This is much better! The word "make" is fine in this sentence. I think this is ok for use in an academic essay.
Just three adjustments to your work.
Being a primary school teacher is an exhausting job that requires a lot of concentration. This age group is so energetic and active that you will need to be at least as dynamic as the students. [strike]This[/strike] will [strike]possibly[/strike] make them motivated as well as meet their minimum educational requirements.
I would remove the word "possibly". It is not a grammar problem. However, what it does is weaken the strength of the sentence. By adding "possibly" to the sentence, you are saying that you think what you are saying is true, but you are not 100% certain of it.
Note that I have highlighted the two sentences starting with the word "this". You should not start two sentences in a row like this. One "this" should be changed and I vote for the second one because the last sentence should be changed.
This will possibly make them motivated as well as meet their minimum educational requirements.
This sentence refers back to the previous sentence where you discuss the need for the teacher to be "dynamic". As you point out, this would keep the children motivated.
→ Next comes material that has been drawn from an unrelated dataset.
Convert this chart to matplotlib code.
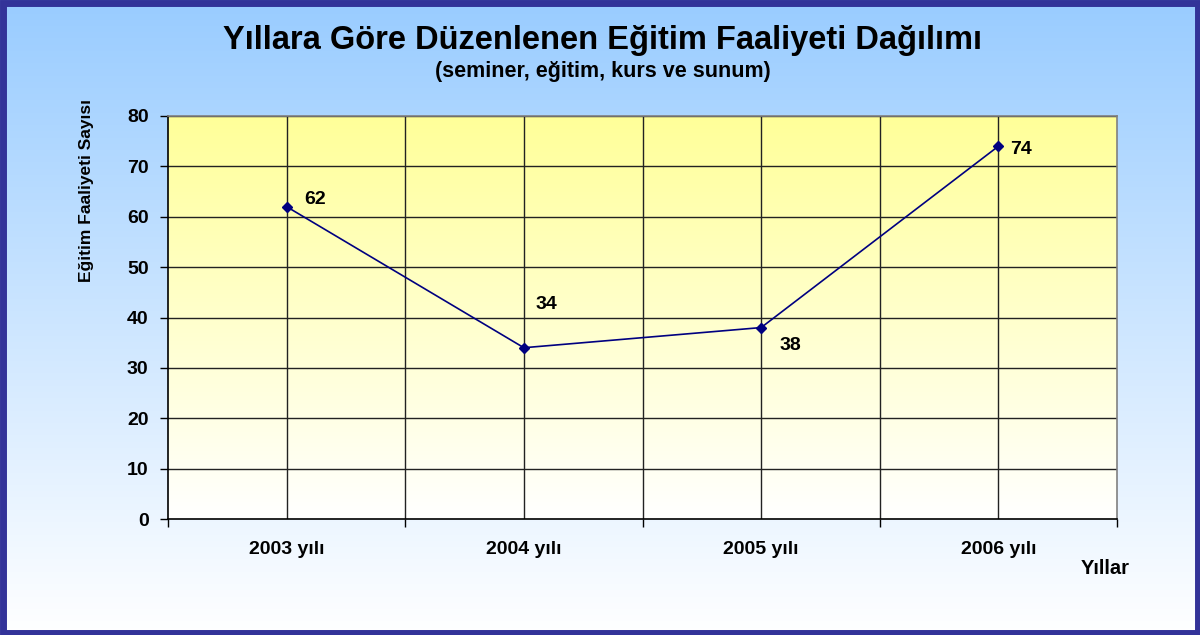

However "meet their minimum educational requirements" does not relate to being "dynamic". Do you see what I mean? I could be a teacher who was very energetic and dynamic in my approach but fail as a teacher because I did not teach them anything.
What I suggest is that you take that first part of the sentence and create a subordinate clause that would be used in the previous sentence (this also eliminates the second "this" problem). Then write another sentence where you comment on meeting minimum education standards.